RABBIT Line
「ウググ…」
目の前で屑の一人がうめき声を上げている。
「……」
ゲシッ
「グハッ」
私に蹴られて、屑は気絶した。
今日の任務は医療用の薬品に『砂糖』を混ぜた屑達を鎮圧するものだった。
屑の相手は楽だった。
強さの問題ではない。
屑の相手だったら、罪悪感が沸かないからだ。
「………足りません」
ゲシッ!ゲシッ!ゲシッ!
私は日頃のストレスを屑にぶつける。
言うことを聞かない小隊のみんな…
脅してくるトップの3人…
『砂糖』を勧める周りの生徒達…
一番腹が立つのは…
「…RABBIT1!やりすぎだぞ!」
…いけない、殴りすぎてしまった。
小隊のみんなに窘めるなんて、我ながら情けない。
「何度呼びかけたと思ってるんだ!早く帰らないと報酬の『砂糖』が減るぞ!」
「…聞こえませんでした」
「…くひひ、そんなヘルメット団みたいなヘルメットをしているからだよ」
私はアビドスに来てから、アビドスの外で任務を行う際、
ヘルメットを被るようにしていた。
顔を見られないようにするためでもあるが、なにより…
ダァン!
「!…(ザザッ)RABBIT4、私を撃たないでください」
『…あ、怪しいヘルメット団員を…撃ったんだけど…』
「……もういいです。3人は先に戻ってください」
ダッダッダッ
「私はもう少し残りま…もういない…」
まったく…今の3人はこういう命令だけは素直に従うんですよね…
そして、私が屑達を一か所にまとめ終わった後、帰ろうとしたとき、
「ま…待て…」
屑の一人が私を呼び止めた。どうやら、目を覚ましたらしい。
「私たちが…何をしたというんだ…」
医療品に『砂糖』を混ぜたではないですか…
「私たちは…ただ…」
……
「あの方…の…ため…に…」
「……黙ってください」
最後の一言が何故か無性に腹が立った。
ここに来る前のホシノさんを思い出す。
その時の私は、笑う彼女から指示を聞いた後、具体的な場所を彼女が言っていないことに気付き、聞きに戻ったら…

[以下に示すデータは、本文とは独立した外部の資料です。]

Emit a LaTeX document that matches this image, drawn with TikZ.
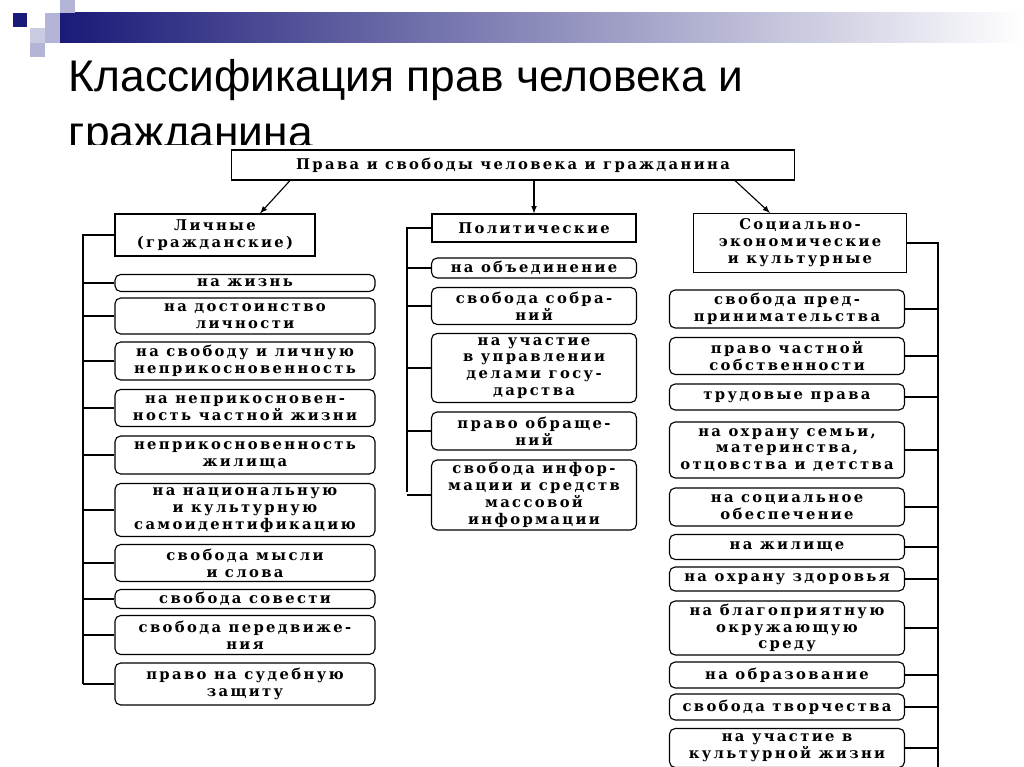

『先輩…ごめんなさい…でも…私…アビドスのために…』
そう言って一人泣いていたホシノさんを偶然見てしまったのだ。
そしてホシノさんはそのまま寝てしまい、私はベッドへと彼女を運んだ。
「あの人のため?ふざけたことを言わないでください。あの人は悪人ではあってもあなた達のような屑ではありません」
「お前に…何が…」
「わかりたくありませんよあんな悪党。人をこき使って、精神的に追い込んで、人が苦しんでいる様子を笑って、笑っていたかと思えば急に泣き出して、何かに謝った後に急にトんで寝て、本能のままに動くアレの考えなんてわかるわけないじゃないですか」
「言わせて…おけば…」
「……ですが」
ドドドドドドドドド
「グァ…」
私は起き上がりそうなった屑の一人に銃弾を浴びせた。
「あの人にだって、超えてはいけない一線はあります。あなた達はその一線を越えた。それだけの話です」
「……」
「…聞いてませんか」
どうやら屑は再び気絶したようだ。
私は予定通り、匿名でヴァルキューレに連絡して、彼女達が来る前に撤収した。
そして、小隊のみんなでホシノさんに報告した。
ホシノさんはいつも通りに戻っていて、私は深いため息をついた。
報酬は後日貰えるとのことで、小隊のみんなは喜んでいた。
その後、私は与えられた部屋へと戻った。
カポッ
私はヘルメットを外して、外を見る。
窓ガラスに『一番の屑』の顔が映った。
SRTの本質を忘れて、ただ手を汚し続けている自分に一番腹が立つ。
そんな自分の顔を見るのが、見られるのが嫌で、
私は任務の際はヘルメットを被るようにしたのだ。
…そういえば
『あの方…の…ため…に…』
「…何故腹が立ったんでしょうか?」
屑の最後の一言に腹が立った理由がわからなかった。
「……多分、何かしらが、私の一線を越えたんでしょう」
そう結論付けて、私は眠りについた。